- DVD cover
- Swedish: Den osynlige
- Directed by: Joel Bergvall Simon Sandquist
- Based on: Den Osynlige by Mats Wahl
- Starring: Gustaf Skarsgård
- Production companies: Film i Vast, Nordisk Film Production, SF Bio
- Release date: February 8, 2002 (Sweden);
- Running time: 1h 41min
- Country: Sweden
- Language: Swedish

= The Invisible (2002 film) =

2002 Swedish thriller film

The Invisible (Den osynlige) is a 2002 Swedish film directed by Joel Bergvall and Simon Sandquist, very loosely based on Mats Wahl's book of the same name. The film follows Niklas, a young and quiet man who falls short of his mother's expectations, and then finds himself attacked by a neglected young girl Annelie (she too, is metaphorically invisible) and left for dead. The next morning, however, he discovers that no one can see, hear or feel him, and anything he does to try and communicate is reversed; he is in a Limbo-like state between life-and-death, and must find out his 'murderer' and save his body before it's too late. The film stars Gustaf Skarsgård, Tuva Novotny and Thomas Hedengran in the leads.

The film was critically acclaimed, screened internationally, won multiple festival awards, and was later remade in the United States by Spyglass Entertainment and Disney. Released April 27, 2007, The Invisible (2007) was the first Hollywood adaptation of a Swedish feature since Intermezzo (1936) and started the modern wave of American remakes of Swedish films.

== Plot ==
Niklas (Gustaf Skarsgård) is a poet who wants to go to a school to further develop and perfect his talents, while his mother wants him to follow in his family's footsteps and become something completely different from his dreams. He plans his escape and buys a ticket out of town to go to a special school in England, which he's been saving up for by writing papers for students in the school.

His best friend is getting picked on by the school bully, Annelie (Tuva Novotny), a rather violent young girl who is often neglected. She gets caught stealing and comes to believe that Niklas snitched on her. Her gang beats up Niklas' friend until he lies and says that it was Niklas that told everyone, thinking that Niklas has already gone to England. The gang tracks down Niklas and nearly beats him to death. The next morning Niklas walks out of the forest without a scratch on his body and seems a little unnerved. When he gets to school, everyone is ignoring him and he can't figure out why. He realizes that he is invisible after he throws a book at the wall, and the book stays in its original spot. He can touch and move things, but the second he looks back, the object is back in place. The twist occurs when a bird dies by flying into a window, and Niklas recognizes that he is still alive, but dying in the woods. Annelie finds out that it was actually her boyfriend who snitched on her because she didn't want to give him his part of the stolen things.

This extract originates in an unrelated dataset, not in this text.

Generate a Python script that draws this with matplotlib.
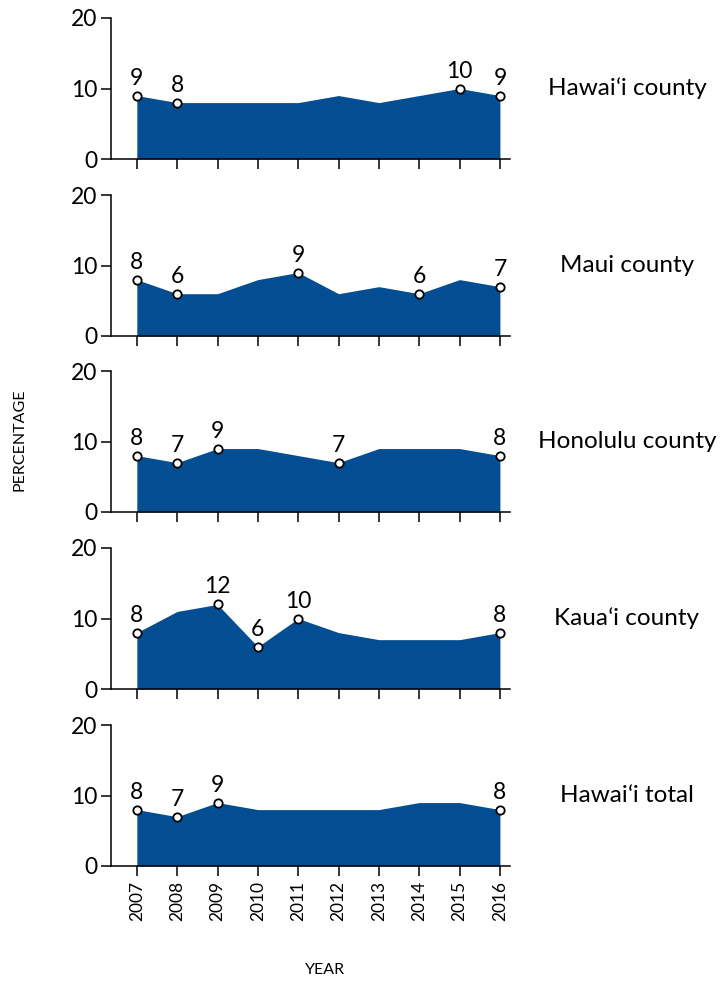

Niklas is left helpless as he watches his mother and the police hunt for his body. His friend commits suicide over the event and leaves a letter for his parents and the police, who eventually find Niklas' body, which by this stage is lifeless and on the very edge of death. The film ends with Annelie admitting to the crime, turning herself over to the police and turning off Niklas' life support so that both are free.
==Cast==
- Gustaf Skarsgård - Niklas
- Tuva Novotny - Annelie
- Li Brådhe - Kerstin
- Thomas Hedengran - Thomas Larsson
- David Hagman - Peter
- Pär Luttrop - Marcus
- Francisco Sobrado - Attis
- Joel Kinnaman - Kalle
- Jenny Ulving - Sussie
- Anna Hallström - Marie
- Catherine Hansson - Jeanette Tullgren
- Per Burell - Per Tullgren
- Gabriel Eriksson - Victor Tullgren
- Norman Zulu - Peters pappa
- Eivin Dahlgren - Rektorn
- Sara Lindh - Lärare
- Frederik Nilsson - Läkare
- Pontus Edmar - Polistekniker
- Pontus Hövelman - Jonas
- Robert Lindqvist - Ludwig
- Anders Claesson - Vapenhandlare
- Jonas Beijer - Vapenhandlare

==Awards==
It received the 2002 Guldbagge Awards (Sweden) and Best Achievement Award for Production Design.